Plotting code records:
• • • • •

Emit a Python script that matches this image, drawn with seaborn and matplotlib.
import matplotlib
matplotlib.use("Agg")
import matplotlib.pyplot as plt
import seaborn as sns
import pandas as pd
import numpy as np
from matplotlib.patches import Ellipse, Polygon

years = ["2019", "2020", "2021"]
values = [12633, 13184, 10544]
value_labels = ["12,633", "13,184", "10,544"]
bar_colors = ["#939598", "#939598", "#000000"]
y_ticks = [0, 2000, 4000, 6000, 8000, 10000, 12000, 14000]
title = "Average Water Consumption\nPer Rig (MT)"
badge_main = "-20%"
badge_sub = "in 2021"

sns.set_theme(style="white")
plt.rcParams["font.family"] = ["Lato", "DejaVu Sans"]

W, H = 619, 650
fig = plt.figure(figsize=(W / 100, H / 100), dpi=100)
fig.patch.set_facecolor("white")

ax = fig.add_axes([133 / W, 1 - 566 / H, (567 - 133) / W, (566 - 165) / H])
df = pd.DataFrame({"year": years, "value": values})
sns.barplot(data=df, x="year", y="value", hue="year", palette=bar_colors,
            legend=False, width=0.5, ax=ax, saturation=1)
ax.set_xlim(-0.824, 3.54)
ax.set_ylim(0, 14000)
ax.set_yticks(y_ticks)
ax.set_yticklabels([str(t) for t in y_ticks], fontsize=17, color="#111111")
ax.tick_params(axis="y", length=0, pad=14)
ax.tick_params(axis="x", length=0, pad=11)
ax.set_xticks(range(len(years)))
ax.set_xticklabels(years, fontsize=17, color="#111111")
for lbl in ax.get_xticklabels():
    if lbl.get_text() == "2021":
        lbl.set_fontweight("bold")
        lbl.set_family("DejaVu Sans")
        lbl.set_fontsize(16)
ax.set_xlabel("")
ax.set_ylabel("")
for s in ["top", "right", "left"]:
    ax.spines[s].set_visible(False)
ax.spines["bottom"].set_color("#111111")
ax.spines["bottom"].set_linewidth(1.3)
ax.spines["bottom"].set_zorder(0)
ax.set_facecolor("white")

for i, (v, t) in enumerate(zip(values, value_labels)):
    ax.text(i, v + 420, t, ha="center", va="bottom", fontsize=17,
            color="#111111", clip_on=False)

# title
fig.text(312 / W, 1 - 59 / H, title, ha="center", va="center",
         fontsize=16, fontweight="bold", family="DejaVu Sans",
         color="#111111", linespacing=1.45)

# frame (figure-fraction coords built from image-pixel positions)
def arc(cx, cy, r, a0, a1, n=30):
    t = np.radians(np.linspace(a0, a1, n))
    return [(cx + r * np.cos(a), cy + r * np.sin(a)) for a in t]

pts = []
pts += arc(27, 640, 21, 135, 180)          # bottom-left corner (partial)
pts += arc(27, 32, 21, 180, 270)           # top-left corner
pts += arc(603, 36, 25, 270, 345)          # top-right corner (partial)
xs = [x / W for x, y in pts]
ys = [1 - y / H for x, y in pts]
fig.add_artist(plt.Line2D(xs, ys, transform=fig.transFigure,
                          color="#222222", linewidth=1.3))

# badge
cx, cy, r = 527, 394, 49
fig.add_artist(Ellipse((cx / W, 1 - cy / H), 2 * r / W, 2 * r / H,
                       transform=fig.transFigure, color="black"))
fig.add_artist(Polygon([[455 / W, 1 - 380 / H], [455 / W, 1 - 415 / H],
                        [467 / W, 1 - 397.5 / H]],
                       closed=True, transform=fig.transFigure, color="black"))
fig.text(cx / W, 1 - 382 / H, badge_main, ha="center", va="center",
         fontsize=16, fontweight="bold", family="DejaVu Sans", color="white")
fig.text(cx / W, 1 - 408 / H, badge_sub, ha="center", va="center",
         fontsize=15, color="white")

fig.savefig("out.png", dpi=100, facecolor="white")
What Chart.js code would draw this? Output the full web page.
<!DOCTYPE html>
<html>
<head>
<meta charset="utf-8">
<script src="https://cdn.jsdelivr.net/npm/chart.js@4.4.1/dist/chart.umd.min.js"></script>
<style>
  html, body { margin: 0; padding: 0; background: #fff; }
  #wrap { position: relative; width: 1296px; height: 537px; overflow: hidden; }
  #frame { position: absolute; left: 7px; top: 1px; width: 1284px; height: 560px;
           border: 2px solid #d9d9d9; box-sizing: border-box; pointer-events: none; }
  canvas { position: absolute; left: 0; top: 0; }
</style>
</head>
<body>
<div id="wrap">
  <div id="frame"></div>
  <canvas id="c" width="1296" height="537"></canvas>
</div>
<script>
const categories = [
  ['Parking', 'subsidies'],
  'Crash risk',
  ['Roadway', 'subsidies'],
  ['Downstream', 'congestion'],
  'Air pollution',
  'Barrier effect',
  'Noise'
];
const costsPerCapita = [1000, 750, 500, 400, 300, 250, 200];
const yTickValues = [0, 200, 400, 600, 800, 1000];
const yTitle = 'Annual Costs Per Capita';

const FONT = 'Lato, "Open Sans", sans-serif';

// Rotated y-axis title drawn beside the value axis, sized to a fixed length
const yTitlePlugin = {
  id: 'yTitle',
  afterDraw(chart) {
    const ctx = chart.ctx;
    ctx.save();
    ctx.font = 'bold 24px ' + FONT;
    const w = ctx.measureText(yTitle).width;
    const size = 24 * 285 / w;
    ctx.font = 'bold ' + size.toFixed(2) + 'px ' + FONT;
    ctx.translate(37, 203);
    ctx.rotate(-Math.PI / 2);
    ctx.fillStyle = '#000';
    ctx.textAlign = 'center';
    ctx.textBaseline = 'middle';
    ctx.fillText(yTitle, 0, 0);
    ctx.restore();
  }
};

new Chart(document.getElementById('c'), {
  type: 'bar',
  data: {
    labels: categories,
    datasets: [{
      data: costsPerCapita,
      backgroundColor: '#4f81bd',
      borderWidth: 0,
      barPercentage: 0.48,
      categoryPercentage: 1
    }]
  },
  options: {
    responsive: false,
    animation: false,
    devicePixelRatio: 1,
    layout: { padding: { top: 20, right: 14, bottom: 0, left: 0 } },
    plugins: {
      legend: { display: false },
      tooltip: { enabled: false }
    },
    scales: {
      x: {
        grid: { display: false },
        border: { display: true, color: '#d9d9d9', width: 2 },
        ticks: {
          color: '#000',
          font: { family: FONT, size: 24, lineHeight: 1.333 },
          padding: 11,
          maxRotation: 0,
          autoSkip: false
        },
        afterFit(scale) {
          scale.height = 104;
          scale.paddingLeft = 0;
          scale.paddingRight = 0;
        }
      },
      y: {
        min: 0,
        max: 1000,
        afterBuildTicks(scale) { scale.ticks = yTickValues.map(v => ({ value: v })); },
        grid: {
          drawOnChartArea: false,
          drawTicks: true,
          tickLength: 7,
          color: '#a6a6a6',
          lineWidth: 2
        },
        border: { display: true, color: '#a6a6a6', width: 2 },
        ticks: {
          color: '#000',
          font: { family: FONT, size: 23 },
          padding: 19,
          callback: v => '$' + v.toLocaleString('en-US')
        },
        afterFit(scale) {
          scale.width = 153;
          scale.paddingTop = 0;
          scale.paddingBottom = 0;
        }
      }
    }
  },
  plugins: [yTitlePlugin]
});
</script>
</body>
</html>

• • • • •

◆ Directions for this task ◆
Repeat every entry exactly as written above.

◆ Result ◆
Emit a Python script that matches this image, drawn with seaborn and matplotlib.
import matplotlib
matplotlib.use("Agg")
import matplotlib.pyplot as plt
import seaborn as sns
import pandas as pd
import numpy as np
from matplotlib.patches import Ellipse, Polygon

years = ["2019", "2020", "2021"]
values = [12633, 13184, 10544]
value_labels = ["12,633", "13,184", "10,544"]
bar_colors = ["#939598", "#939598", "#000000"]
y_ticks = [0, 2000, 4000, 6000, 8000, 10000, 12000, 14000]
title = "Average Water Consumption\nPer Rig (MT)"
badge_main = "-20%"
badge_sub = "in 2021"

sns.set_theme(style="white")
plt.rcParams["font.family"] = ["Lato", "DejaVu Sans"]

W, H = 619, 650
fig = plt.figure(figsize=(W / 100, H / 100), dpi=100)
fig.patch.set_facecolor("white")

ax = fig.add_axes([133 / W, 1 - 566 / H, (567 - 133) / W, (566 - 165) / H])
df = pd.DataFrame({"year": years, "value": values})
sns.barplot(data=df, x="year", y="value", hue="year", palette=bar_colors,
            legend=False, width=0.5, ax=ax, saturation=1)
ax.set_xlim(-0.824, 3.54)
ax.set_ylim(0, 14000)
ax.set_yticks(y_ticks)
ax.set_yticklabels([str(t) for t in y_ticks], fontsize=17, color="#111111")
ax.tick_params(axis="y", length=0, pad=14)
ax.tick_params(axis="x", length=0, pad=11)
ax.set_xticks(range(len(years)))
ax.set_xticklabels(years, fontsize=17, color="#111111")
for lbl in ax.get_xticklabels():
    if lbl.get_text() == "2021":
        lbl.set_fontweight("bold")
        lbl.set_family("DejaVu Sans")
        lbl.set_fontsize(16)
ax.set_xlabel("")
ax.set_ylabel("")
for s in ["top", "right", "left"]:
    ax.spines[s].set_visible(False)
ax.spines["bottom"].set_color("#111111")
ax.spines["bottom"].set_linewidth(1.3)
ax.spines["bottom"].set_zorder(0)
ax.set_facecolor("white")

for i, (v, t) in enumerate(zip(values, value_labels)):
    ax.text(i, v + 420, t, ha="center", va="bottom", fontsize=17,
            color="#111111", clip_on=False)

# title
fig.text(312 / W, 1 - 59 / H, title, ha="center", va="center",
         fontsize=16, fontweight="bold", family="DejaVu Sans",
         color="#111111", linespacing=1.45)

# frame (figure-fraction coords built from image-pixel positions)
def arc(cx, cy, r, a0, a1, n=30):
    t = np.radians(np.linspace(a0, a1, n))
    return [(cx + r * np.cos(a), cy + r * np.sin(a)) for a in t]

pts = []
pts += arc(27, 640, 21, 135, 180)          # bottom-left corner (partial)
pts += arc(27, 32, 21, 180, 270)           # top-left corner
pts += arc(603, 36, 25, 270, 345)          # top-right corner (partial)
xs = [x / W for x, y in pts]
ys = [1 - y / H for x, y in pts]
fig.add_artist(plt.Line2D(xs, ys, transform=fig.transFigure,
                          color="#222222", linewidth=1.3))

# badge
cx, cy, r = 527, 394, 49
fig.add_artist(Ellipse((cx / W, 1 - cy / H), 2 * r / W, 2 * r / H,
                       transform=fig.transFigure, color="black"))
fig.add_artist(Polygon([[455 / W, 1 - 380 / H], [455 / W, 1 - 415 / H],
                        [467 / W, 1 - 397.5 / H]],
                       closed=True, transform=fig.transFigure, color="black"))
fig.text(cx / W, 1 - 382 / H, badge_main, ha="center", va="center",
         fontsize=16, fontweight="bold", family="DejaVu Sans", color="white")
fig.text(cx / W, 1 - 408 / H, badge_sub, ha="center", va="center",
         fontsize=15, color="white")

fig.savefig("out.png", dpi=100, facecolor="white")
What Chart.js code would draw this? Output the full web page.
<!DOCTYPE html>
<html>
<head>
<meta charset="utf-8">
<script src="https://cdn.jsdelivr.net/npm/chart.js@4.4.1/dist/chart.umd.min.js"></script>
<style>
  html, body { margin: 0; padding: 0; background: #fff; }
  #wrap { position: relative; width: 1296px; height: 537px; overflow: hidden; }
  #frame { position: absolute; left: 7px; top: 1px; width: 1284px; height: 560px;
           border: 2px solid #d9d9d9; box-sizing: border-box; pointer-events: none; }
  canvas { position: absolute; left: 0; top: 0; }
</style>
</head>
<body>
<div id="wrap">
  <div id="frame"></div>
  <canvas id="c" width="1296" height="537"></canvas>
</div>
<script>
const categories = [
  ['Parking', 'subsidies'],
  'Crash risk',
  ['Roadway', 'subsidies'],
  ['Downstream', 'congestion'],
  'Air pollution',
  'Barrier effect',
  'Noise'
];
const costsPerCapita = [1000, 750, 500, 400, 300, 250, 200];
const yTickValues = [0, 200, 400, 600, 800, 1000];
const yTitle = 'Annual Costs Per Capita';

const FONT = 'Lato, "Open Sans", sans-serif';

// Rotated y-axis title drawn beside the value axis, sized to a fixed length
const yTitlePlugin = {
  id: 'yTitle',
  afterDraw(chart) {
    const ctx = chart.ctx;
    ctx.save();
    ctx.font = 'bold 24px ' + FONT;
    const w = ctx.measureText(yTitle).width;
    const size = 24 * 285 / w;
    ctx.font = 'bold ' + size.toFixed(2) + 'px ' + FONT;
    ctx.translate(37, 203);
    ctx.rotate(-Math.PI / 2);
    ctx.fillStyle = '#000';
    ctx.textAlign = 'center';
    ctx.textBaseline = 'middle';
    ctx.fillText(yTitle, 0, 0);
    ctx.restore();
  }
};

new Chart(document.getElementById('c'), {
  type: 'bar',
  data: {
    labels: categories,
    datasets: [{
      data: costsPerCapita,
      backgroundColor: '#4f81bd',
      borderWidth: 0,
      barPercentage: 0.48,
      categoryPercentage: 1
    }]
  },
  options: {
    responsive: false,
    animation: false,
    devicePixelRatio: 1,
    layout: { padding: { top: 20, right: 14, bottom: 0, left: 0 } },
    plugins: {
      legend: { display: false },
      tooltip: { enabled: false }
    },
    scales: {
      x: {
        grid: { display: false },
        border: { display: true, color: '#d9d9d9', width: 2 },
        ticks: {
          color: '#000',
          font: { family: FONT, size: 24, lineHeight: 1.333 },
          padding: 11,
          maxRotation: 0,
          autoSkip: false
        },
        afterFit(scale) {
          scale.height = 104;
          scale.paddingLeft = 0;
          scale.paddingRight = 0;
        }
      },
      y: {
        min: 0,
        max: 1000,
        afterBuildTicks(scale) { scale.ticks = yTickValues.map(v => ({ value: v })); },
        grid: {
          drawOnChartArea: false,
          drawTicks: true,
          tickLength: 7,
          color: '#a6a6a6',
          lineWidth: 2
        },
        border: { display: true, color: '#a6a6a6', width: 2 },
        ticks: {
          color: '#000',
          font: { family: FONT, size: 23 },
          padding: 19,
          callback: v => '$' + v.toLocaleString('en-US')
        },
        afterFit(scale) {
          scale.width = 153;
          scale.paddingTop = 0;
          scale.paddingBottom = 0;
        }
      }
    }
  },
  plugins: [yTitlePlugin]
});
</script>
</body>
</html>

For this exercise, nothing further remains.